Al in 1976 werd dit essay in het Engels uitgegeven onder de titel The Basic Laws of Human Stupidity. Pas in 1988 werd het boek vertaald in de moedertaal van de Italiaanse schrijver. Dit duurde zo lang omdat Cipolla vond dat de tekst alleen tot zijn recht kwam in de originele taal, het Engels. Nu, zestien jaar na zijn overlijden, is dit essay ook eindelijk te lezen in het Nederlands.
Cipolla was hoogleraar Economische Geschiedenis aan de Universiteit van Californië, Berkeley. Daarnaast ontving hij in 1992 een eredoctoraat aan de universiteit van Pavia, waar hij tijdens zijn studies zijn passie voor de geschiedenis van de economie ontdekte.
Hoewel dit werk over stupiditeit eerder bedoeld is als geestige vingeroefening, is het toch zeker een aanrader. De Italiaan probeert op een humoristische manier wetten vast te stellen voor de term stupiditeit, een vaag begrip, waarvan de grenzen tot op de dag van vandaag nog niet eenduidig bepaald zijn.
Cipolla stelt in De wetten van menselijke stupiditeit verschillende wetten op. Zijn derde (gulden) fundamentele wet is: ‘Dom is iemand die een ander individu (of een groep individuen) verlies toebrengt, terwijl hij zelf van zijn handeling geen voordeel heeft en er mogelijk zelfs nadeel van ondervindt.’
Met grafische voorstellingen en voorbeelden legt de schrijver zijn wetten uit. ‘De derde wet gaat uit van de aanname dat er vier typen mensen bestaan: zwakke mensen, intelligente mensen, schurkachtige mensen en domme mensen.’ Afhankelijk van de acties en de voor- of nadelen die worden veroorzaakt door die acties, wordt men ingedeeld in één van de vier typen.

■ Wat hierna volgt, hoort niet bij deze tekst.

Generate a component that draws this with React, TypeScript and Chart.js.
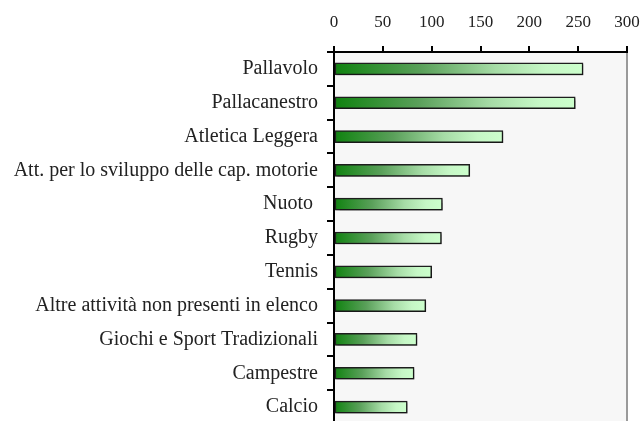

Ondanks dat de Italiaan als doel stelt de stupiditeit ‘onschadelijk’ te maken, slaagt hij hier niet geheel in met dit essay. Cipolla vindt dat de menselijke stupiditeit de welvaartsgroei en de toename van het menselijk geluk belemmert, maar hij geeft nauwelijks oplossingen voor het probleem.
Wel legt Cipolla met eenvoudige voorbeelden uit dat domme mensen de gevaarlijkste mensen zijn, nog gevaarlijker dan schurkachtige mensen. Maar de vraag blijft: is de mensheid wel te redden van de menselijke stupiditeit? Misschien alleen met een dosis humor, die in ieder geval te vinden is in dit schrijven. Een voorbeeld van deze humor is al snel flauw buiten de context, dus lees zelf dit 88-paginalange satirische essay.